Photograph by Drew Anthony Smith
Barry Barthelemy approaches tattooing from several perspectives. First and foremost, he’s a technician. He used to solder his own tattoo needles back in New Orleans, where he got his start. “It’s a misconception that a tattoo needle is a single needle,” he says. A tattoo needle is actually a grouping of superfine needles, like paintbrushes, which come clumped in rounds or spread like a flat-head screwdriver in mags (short for magnums). Knowing which type of needle to use is half the battle. He’s passed on his unique blend of decision-making and technique to his son. “[Barry] was never hard on me just to be hard on me,” Jacob Barthelemy says, “but he was very stern about doing things right.” Initially, Barry said he wouldn’t apprentice Jacob: “I said, ‘Go get a normal job so you can appreciate this when you have it.’ I had more success getting him to do what I wanted to do here than at home.”
Photograph by Drew Anthony Smith
There are two main types of tattoo machines: rotaries and single-coils. Rotary machines are exactly what they sound like—a motor that rotates, pushing the needle up and down in the process. Single coil machines are a bit more complex; they require an electromagnetic current. The circuit breaks each time the machine pushes the needle down and into the skin. But the second it breaks, the lack of electricity shoots the needle back up, reconnecting the circuit and shooting the needle back down again. These are the “hot rods” of the tattoo world, according to Barry Barthelemy.
Photograph by Drew Anthony Smith
A quarter after midnight, two guys walked in and asked for matching tattoos reading “Gimme Danger.” Barry Barthelemy took one, and David Campos, who goes by the nickname Elmo, took the other. Elmo's first tattoo was a hip-hop-inspired Frankenstein, hands ready to scratch the turntable. He also sports one of his son’s birthday on the bottom of his hand. “When I’m old and senile, I’ll have to remember somehow,” he says.

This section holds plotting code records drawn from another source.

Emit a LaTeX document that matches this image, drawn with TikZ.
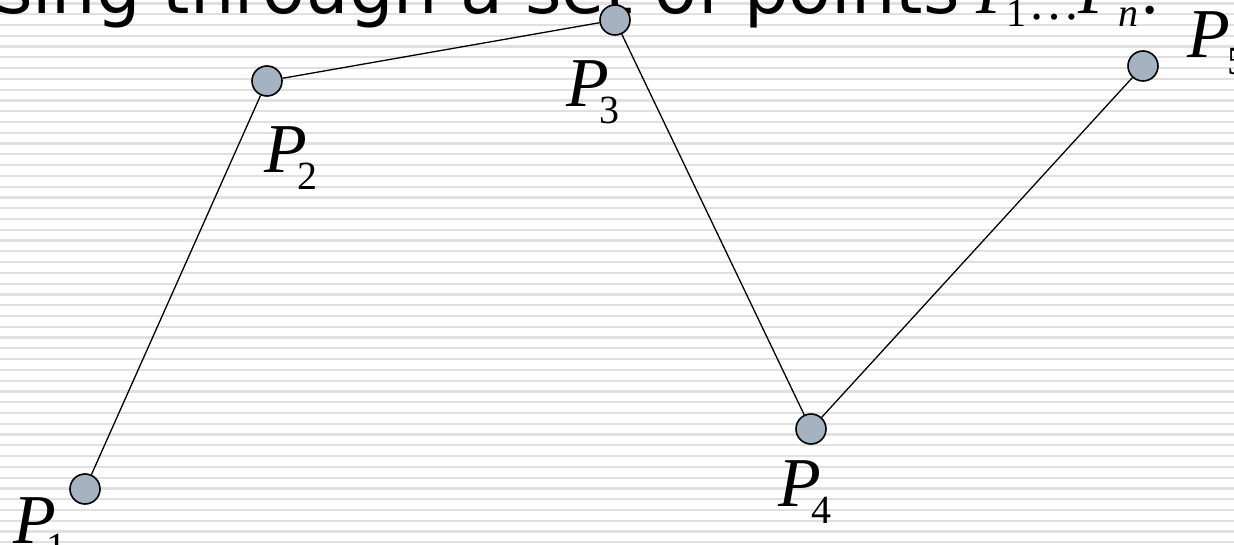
\documentclass[tikz,border=0pt]{standalone}
\usepackage{fontspec}
\newfontfamily\titlefont{DejaVu Sans}
\newfontfamily\timesfont{Liberation Serif}
\definecolor{ptfill}{RGB}{165,178,193}
\definecolor{stripecol}{RGB}{224,224,224}
\tikzset{
  ptnode/.style={circle, draw=black, line width=1.6pt, fill=ptfill, minimum size=30pt, inner sep=0pt},
  lbl/.style={anchor=base west, inner sep=0pt, outer sep=0pt},
  conn/.style={line width=1.3pt, black},
  stripe/.style={line width=2.2pt, draw=stripecol}
}
\newcommand{\Plab}[2][-9pt]{{\timesfont\fontsize{70}{70}\selectfont\itshape P}\kern#1\raisebox{-17pt}{\timesfont\fontsize{40}{40}\selectfont #2}}
\begin{document}
\begin{tikzpicture}[x=1pt,y=-1pt]
\useasboundingbox (0,0) rectangle (1234,545);
\fill[white] (0,0) rectangle (1234,545);
\foreach \k in {0,...,50} \draw[stripe] (0,3.45+10.777*\k) -- (1234,3.45+10.777*\k);
% title (cut at top)
\node[lbl] (title) at (-4,14) {\titlefont\fontsize{70}{70}\selectfont sing through a set of points};
\node[lbl] (titlemath) at (976,14) {\timesfont\fontsize{70}{70}\selectfont\itshape P\kern-12pt\raisebox{-13pt}{\fontsize{40}{40}\selectfont\upshape 1}\kern2pt\raisebox{-6pt}{\fontsize{52}{52}\selectfont\upshape\ldots}\kern-2pt P\kern-3pt\raisebox{-13pt}{\fontsize{40}{40}\selectfont n}\upshape\kern2pt:};
% points
\node[ptnode] (p1) at (85,489) {};
\node[ptnode] (p2) at (267,81) {};
\node[ptnode] (p3) at (615,20) {};
\node[ptnode] (p4) at (811,429) {};
\node[ptnode] (p5) at (1143,66) {};
\draw[conn] (p1) -- (p2);
\draw[conn] (p2) -- (p3);
\draw[conn] (p3) -- (p4);
\draw[conn] (p4) -- (p5);
% labels
\node[lbl] (l1) at (13,543) {\Plab{1}};
\node[lbl] (l2) at (264,173) {\Plab{2}};
\node[lbl] (l3) at (566,107) {\Plab{3}};
\node[lbl] (l4) at (778,506) {\Plab{4}};
\node[lbl] (l5) at (1187,58) {\Plab[-2pt]{5}};
\end{tikzpicture}
\end{document}
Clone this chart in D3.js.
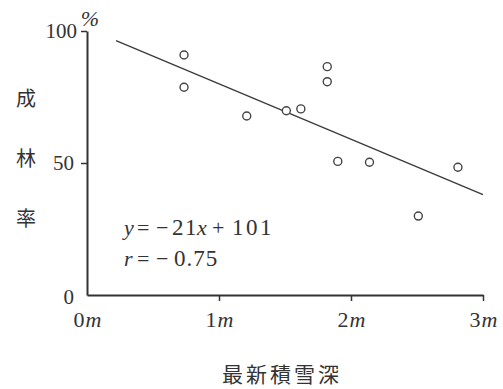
<!DOCTYPE html>
<html>
<head>
<meta charset="utf-8">
<script src="https://cdn.jsdelivr.net/npm/d3@7"></script>
<style>
  html, body { margin: 0; padding: 0; background: #fff; }
  svg { display: block; }
  text { fill: #333; }
</style>
</head>
<body>
<script>
// Snow depth (m) vs. forest establishment rate (%)
const snowDepth = [0.735, 0.735, 1.21, 1.51, 1.62, 1.82, 1.82, 1.90, 2.14, 2.51, 2.81];
const standRate = [90.9, 78.7, 67.8, 69.8, 70.5, 86.5, 80.8, 50.6, 50.3, 29.9, 48.4];
const xTicks = [0, 1, 2, 3];
const yTicks = [0, 50, 100];
// Regression y = -21x + 101, r = -0.75
const slope = -21, intercept = 101, corr = -0.75;
const fitRange = [0.22, 3.0];
const yTitle = ["成", "林", "率"];
const xTitle = "最新積雪深";

const W = 503, H = 389;
const svg = d3.select("body").append("svg").attr("width", W).attr("height", H);

const x = d3.scaleLinear().domain([0, 3]).range([87, 483]);
const y = d3.scaleLinear().domain([0, 100]).range([295, 31]);

const serif = "'Liberation Serif', 'DejaVu Serif', serif";
const cjk = "'Noto Sans CJK JP', sans-serif";

// x axis
const gx = svg.append("g").attr("transform", `translate(0,${y(0)})`)
  .call(d3.axisBottom(x).tickValues(xTicks).tickSize(6).tickSizeOuter(0).tickFormat(""));
gx.select(".domain").attr("stroke", "#333").attr("stroke-width", 2);
gx.selectAll(".tick line").attr("stroke", "#333").attr("stroke-width", 1.5)
  .filter(d => d === 0).remove();
gx.selectAll(".tick text").remove();
gx.selectAll(".tick").append("text")
  .attr("y", 32).attr("text-anchor", "middle")
  .style("font-family", serif).style("font-size", "22px")
  .each(function(d) {
    const t = d3.select(this);
    t.append("tspan").text(d);
    t.append("tspan").attr("font-style", "italic").attr("dx", 1).text("m");
  });

// y axis
const gy = svg.append("g").attr("transform", `translate(${x(0)},0)`)
  .call(d3.axisLeft(y).tickValues(yTicks).tickSize(6).tickSizeOuter(0));
gy.select(".domain").attr("stroke", "#333").attr("stroke-width", 2);
gy.selectAll(".tick line").attr("stroke", "#333").attr("stroke-width", 1.5)
  .filter(d => d === 0).remove();
gy.selectAll(".tick text")
  .style("font-family", serif).style("font-size", "21px").attr("fill", "#333")
  .attr("x", d => d === 100 ? -10 : -13)
  .attr("dy", d => d === 0 ? "0.42em" : "0.32em");

// percent unit above the top tick
svg.append("text")
  .attr("x", x(0) + 3).attr("y", y(100) - 5).attr("text-anchor", "middle")
  .style("font-family", serif).style("font-size", "22px").style("font-style", "italic")
  .text("%");

// regression line
svg.append("line")
  .attr("x1", x(fitRange[0])).attr("y1", y(slope * fitRange[0] + intercept))
  .attr("x2", x(fitRange[1])).attr("y2", y(slope * fitRange[1] + intercept))
  .attr("stroke", "#3a3a3a").attr("stroke-width", 1.3);

// observations
svg.append("g").selectAll("circle")
  .data(snowDepth.map((d, i) => [d, standRate[i]]))
  .join("circle")
  .attr("cx", d => x(d[0])).attr("cy", d => y(d[1])).attr("r", 4)
  .attr("fill", "#fff").attr("stroke", "#444").attr("stroke-width", 1.4);

// regression equation and correlation
function mathLine(yPos, parts) {
  const t = svg.append("text").attr("y", yPos)
    .style("font-family", serif).style("font-size", "22px");
  parts.forEach(p => {
    t.append("tspan").attr("x", p[0])
      .attr("font-style", p[2] ? "italic" : null)
      .style("letter-spacing", p[3] || null)
      .style("font-size", p[4] || null)
      .text(p[1]);
  });
}
mathLine(235, [
  [124, "y", true], [137, "="], [156, "\u2212"],
  [172, String(Math.abs(slope)), false, "1.5px", "23px"], [197, "x", true],
  [212, "+"], [232, String(intercept), false, "2.5px", "23px"]
]);
mathLine(266, [
  [124, "r", true], [137, "="], [156, "\u2212"],
  [174, Math.abs(corr).toFixed(2), false, "1px", "23px"]
]);

// y title, vertical characters
svg.append("g").selectAll("text")
  .data(yTitle).join("text")
  .attr("x", 26).attr("y", (d, i) => 99 + i * 60).attr("dy", "0.36em")
  .attr("text-anchor", "middle")
  .style("font-family", cjk).style("font-size", "20px")
  .text(d => d);

// x title
svg.append("text")
  .attr("x", 282).attr("y", 374).attr("dy", "0.36em").attr("text-anchor", "middle")
  .style("font-family", cjk).style("font-size", "21px")
  .style("letter-spacing", "3px")
  .text(xTitle);
</script>
</body>
</html>
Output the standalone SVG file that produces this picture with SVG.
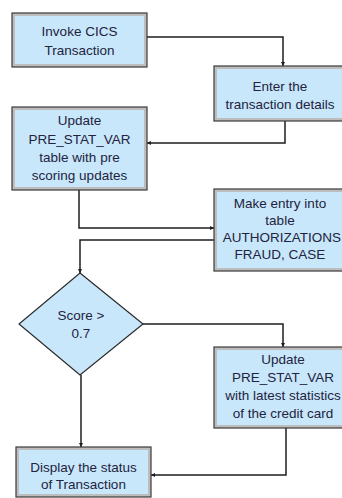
<svg xmlns="http://www.w3.org/2000/svg" width="342" height="498" viewBox="0 0 342 498">
<style>
.outer{fill:#bdbdbd;stroke:#3a3a3a;stroke-width:1.2}
.inner{fill:#c8e7fb}
.dia{fill:#c8e7fb;stroke:#2a2a2a;stroke-width:1.2}
.t{font-family:"Liberation Sans",Arial,sans-serif;font-size:13.5px;fill:#23233d;text-anchor:middle}
.c{fill:none;stroke:#1e1e1e;stroke-width:1.5}
</style>
<defs>
<marker id="ah" viewBox="0 0 6 6" refX="6" refY="3" markerWidth="4" markerHeight="4" orient="auto" markerUnits="userSpaceOnUse">
<path d="M0,0 L6,3 L0,6 z" fill="#1e1e1e"/>
</marker>
</defs>
<rect width="342" height="498" fill="#ffffff"/>
<g id="connectors">
<polyline class="c" points="147,37 283,37 283,66" marker-end="url(#ah)"/>
<polyline class="c" points="285,121 285,143 147,143" marker-end="url(#ah)"/>
<polyline class="c" points="79,190 79,228 214,228" marker-end="url(#ah)"/>
<polyline class="c" points="214,240 80,240 80,273" marker-end="url(#ah)"/>
<polyline class="c" points="143,324 283,324 283,347" marker-end="url(#ah)"/>
<polyline class="c" points="286,428 286,475 151,475" marker-end="url(#ah)"/>
<polyline class="c" points="81,375 81,447" marker-end="url(#ah)"/>
</g>
<g id="n1">
<rect class="outer" x="12" y="13" width="135" height="54"/>
<rect class="inner" x="15" y="16" width="129" height="48"/>
<text class="t" x="79.5" y="36">Invoke CICS</text>
<text class="t" x="79.5" y="55">Transaction</text>
</g>
<g id="n2">
<rect class="outer" x="214" y="66" width="132" height="55"/>
<rect class="inner" x="217" y="69" width="126" height="49"/>
<text class="t" x="280" y="91">Enter the</text>
<text class="t" x="280" y="109">transaction details</text>
</g>
<g id="n3">
<rect class="outer" x="12" y="107" width="135" height="83"/>
<rect class="inner" x="15" y="110" width="129" height="77"/>
<text class="t" x="79.5" y="125">Update</text>
<text class="t" x="79.5" y="144">PRE_STAT_VAR</text>
<text class="t" x="79.5" y="162">table with pre</text>
<text class="t" x="79.5" y="180">scoring updates</text>
</g>
<g id="n4">
<rect class="outer" x="214" y="189" width="132" height="82"/>
<rect class="inner" x="217" y="192" width="126" height="76"/>
<text class="t" x="280" y="208">Make entry into</text>
<text class="t" x="280" y="225">table</text>
<text class="t" x="282" y="242">AUTHORIZATIONS</text>
<text class="t" x="280" y="259">FRAUD, CASE</text>
</g>
<g id="n5">
<polygon class="dia" points="80,273 143,324 80,375 19,324"/>
<text class="t" x="81" y="320">Score &gt;</text>
<text class="t" x="81" y="338">0.7</text>
</g>
<g id="n6">
<rect class="outer" x="214" y="347" width="132" height="81"/>
<rect class="inner" x="217" y="350" width="126" height="75"/>
<text class="t" x="283" y="364">Update</text>
<text class="t" x="283" y="382">PRE_STAT_VAR</text>
<text class="t" x="283" y="400">with latest statistics</text>
<text class="t" x="283" y="418">of the credit card</text>
</g>
<g id="n7">
<rect class="outer" x="16" y="447" width="135" height="50"/>
<rect class="inner" x="19" y="450" width="129" height="44"/>
<text class="t" x="83.5" y="472">Display the status</text>
<text class="t" x="83.5" y="489">of Transaction</text>
</g>
</svg>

Photograph by Drew Anthony Smith
Before Chris Aragon sits down to draw, he asks Dalton Webster to massage analgesic balm into his lower back. Aragon blames his back problems on a short stint in the U.S. Air Force, but Barry Barthelemy has another theory. “It’s because he’s sitting down tattooing for more than eight hours a day.”
Photograph by Drew Anthony Smith
When asked what “Gimme Danger” meant, everybody shrugged. Anna, a friend of the customer, admits, “I don’t know why he’s getting this tattoo done, actually.”
Photograph by Drew Anthony Smith
If you want a tattoo but aren’t entirely sure of what, consider the flash wall. These images are designed by artists in-store; they’re well-practiced and come out just as they appear on paper. You can also glean a sense of artists’ particular styles and pair yourself with the one you feel most fit to design what you have in mind.
Photograph by Drew Anthony Smith
Chicano tattoo iconography has its roots in prison stippling with a needle and charcoal. Chris Aragon, who came up in what he calls a “biker and cholo tattoo shop” in El Paso, says that when he’s tattooing something like a scorpion on someone—a symbol for heroin usage—he wonders whether they know what it means. “There [are] people I grew up with who feel possessive about it, calling it cultural appropriation. I call it cultural assimilation,” Aragon says, adding that he doesn't have much room to judge. He says he loves to do traditional Japanese tattoos, and he’s never been to Japan.